Steiner throughout shows great skill in actually making us feel the movements of Heidegger's thought as it flows along totally unexpected and amazing paths, and one is left wondering what heights Western thought might have risen to if it had stayed true to its original impulse. It would seem that, for Heidegger, thought was not mere ratiocination, but something more akin to devotion, a devotion we come to share.

Here are a few lines from the book : "We are trying "to listen to the voice of Being"" (p.32); "Art is not, as in Plato and Cartesian realism, an imitation of the real. It is the more real" (p.136); "Creation _should be_ custody; a human construction _should be_ the elicitation and housing of the great springs of being" (p.136); "Man has labored and thought not with but against the grain of things. He has not given lodging to the forces and creatures of the natural world but made them homeless" (p.136); "... the Heideggerian asker lays himself open to that which is being questioned and becomes ... the permeable space of its disclosure" (p.55); "The earth, says Heidegger, must once again be made a _Spielraum_, literally, a space in which to play" (p.149). These are truly luminous thoughts, and the book is full of them.
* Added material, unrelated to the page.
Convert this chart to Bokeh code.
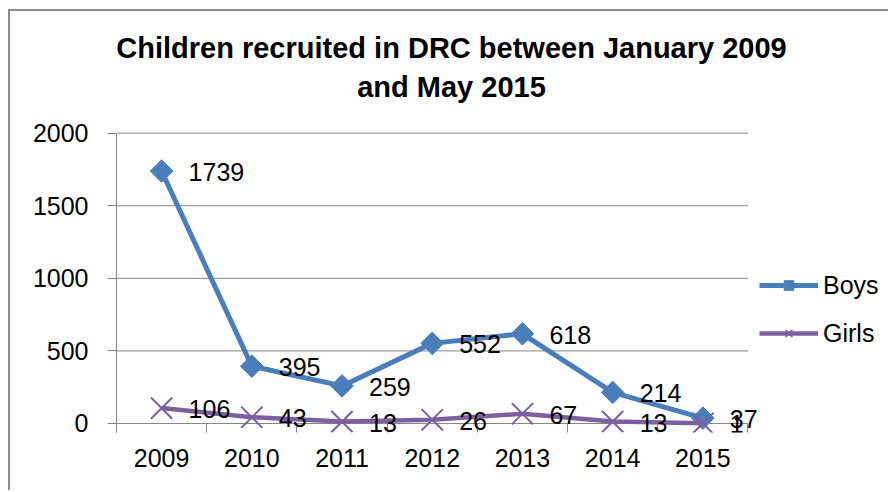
import math
from bokeh.plotting import figure
from bokeh.models import (Range1d, FixedTicker, ColumnDataSource, LabelSet, Label,
                          Legend, LegendItem)
from bokeh.core.properties import value
from bokeh.embed import file_html
from bokeh.resources import INLINE

# ---- data ----
years = ["2009", "2010", "2011", "2012", "2013", "2014", "2015"]
boys = [1739, 395, 259, 552, 618, 214, 37]
girls = [106, 43, 13, 26, 67, 13, 1]
y_ticks = [0, 500, 1000, 1500, 2000]
title_line1 = "Children recruited in DRC between January 2009"
title_line2 = "and May 2015"

BLUE = "#4a7ebb"
PURPLE = "#7d5fa0"
GRAY = "#868686"
FONT = "Liberation Sans"

n = len(years)
xpos = [i + 0.5 for i in range(n)]

src = ColumnDataSource(dict(
    x=xpos, boys=boys, girls=girls,
    boys_txt=[str(v) for v in boys], girls_txt=[str(v) for v in girls],
))
grid_src = ColumnDataSource(dict(x0=[0] * len(y_ticks), x1=[n] * len(y_ticks),
                                 y=y_ticks))

# The frame covers the title and legend area too; the plot area is 0..n x 0..2000
p = figure(width=880, height=481, output_backend="svg", toolbar_location=None,
           x_range=Range1d(0, 8.58), y_range=Range1d(-62, 2838),
           min_border_left=106, min_border_right=0, min_border_top=0,
           min_border_bottom=60)
p.styles = {"margin-left": "8px", "margin-top": "9px",
            "border-left": "2px solid #8c8c8c", "border-top": "2px solid #8c8c8c"}
p.outline_line_color = None
p.background_fill_color = "white"
p.border_fill_color = "white"
p.title.visible = False

# x axis: labels at category centres, boundary ticks pointing up to the zero line
xa = p.xaxis[0]
xa.ticker = FixedTicker(ticks=xpos, minor_ticks=list(range(n + 1)))
xa.major_label_overrides = {x: y for x, y in zip(xpos, years)}
xa.major_tick_line_color = None
xa.major_tick_out = 0
xa.major_tick_in = 0
xa.minor_tick_out = 0
xa.minor_tick_in = 9
xa.minor_tick_line_color = GRAY
xa.axis_line_color = None
xa.major_label_standoff = 16
xa.major_label_text_font = FONT
xa.major_label_text_font_size = "25px"
xa.major_label_text_color = "black"

ya = p.yaxis[0]
ya.ticker = FixedTicker(ticks=y_ticks, minor_ticks=[])
ya.bounds = (-62, max(y_ticks))
ya.major_tick_out = 9
ya.major_tick_in = 0
ya.major_tick_line_color = GRAY
ya.axis_line_color = GRAY
ya.major_label_standoff = 19
ya.major_label_text_font = FONT
ya.major_label_text_font_size = "25px"
ya.major_label_text_color = "black"

p.xgrid.grid_line_color = None
p.ygrid.grid_line_color = None
# horizontal gridlines limited to the plot area
p.segment(x0="x0", x1="x1", y0="y", y1="y", source=grid_src,
          line_color=GRAY, line_width=1)

# series
bl = p.line("x", "boys", source=src, line_color=BLUE, line_width=5)
bm = p.scatter("x", "boys", source=src, marker="square", angle=math.pi / 4, size=16,
               fill_color=BLUE, line_color=BLUE, line_width=1)
gl = p.line("x", "girls", source=src, line_color=PURPLE, line_width=4.5)
gm = p.scatter("x", "girls", source=src, marker="x", size=30,
               line_color=PURPLE, line_width=2)

for col in ["boys", "girls"]:
    p.add_layout(LabelSet(x="x", y=col, text=col + "_txt", source=src,
                          x_offset=27, y_offset=-1, text_align="left",
                          text_baseline="middle", text_font=value(FONT),
                          text_font_size=value("25px"), text_color="black"))

# title
for txt, yy in [(title_line1, 384.5), (title_line2, 345.5)]:
    p.add_layout(Label(x=335, y=yy, x_units="screen", y_units="screen", text=txt,
                       text_align="center", text_baseline="alphabetic",
                       text_font=FONT, text_font_style="bold",
                       text_font_size="29px", text_color="black"))

legend = Legend(items=[LegendItem(label="Boys", renderers=[bl, bm]),
                       LegendItem(label="Girls", renderers=[gl, gm])],
                location=(643, 84.5), orientation="vertical",
                glyph_width=59, glyph_height=24, label_height=24, spacing=19,
                label_standoff=5, padding=0, margin=0,
                border_line_color=None, background_fill_alpha=0,
                label_text_font=FONT, label_text_font_size="25px",
                label_text_color="black", label_text_baseline="middle")
p.add_layout(legend, "center")

open("out.html", "w").write(file_html(p, INLINE))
I'm not sure what specialists may think of this book, but as a non-specialist I found it a very exciting book to read, and one that left me eager to know more. Steiner's study strikes me as what must be one of the best possible introductions to Heidegger for the ordinary reader.

Rating: 5 stars
Summary: Heidegger by Steiner
Review: Prof. Steiner's beautiful and precise prose clarifies the fundamental aspects of Heidegger's philosophy. Compared with similar introductions to the philosopher, Steiner's is particularly insightful and a pleasure to read by itself: the work is full of "sentences that arrest the spirit".

Rating: 5 stars
Summary: I'm in complete agreement with the review by "Tepi."
Review: Steiner wrote with in an exceptioanlly clear style. This is the single best, most approachable and even-handed introduction to the intriguing thought of Heidegger. Part biographical, part historical, part critical. Lucidity is the key term here. Any serious aspiring student of philosophy would be hard-pressed to find better. Steiner doesn't bash H. (as i tend to do), not does he curl up to him in a servile and byzantine gesture of soulless academic praise 9and there is tons of that out there). I can't say enough.

I'd also recommend his excellent rumination on the history of Tragedy: "The Death of Tragedy."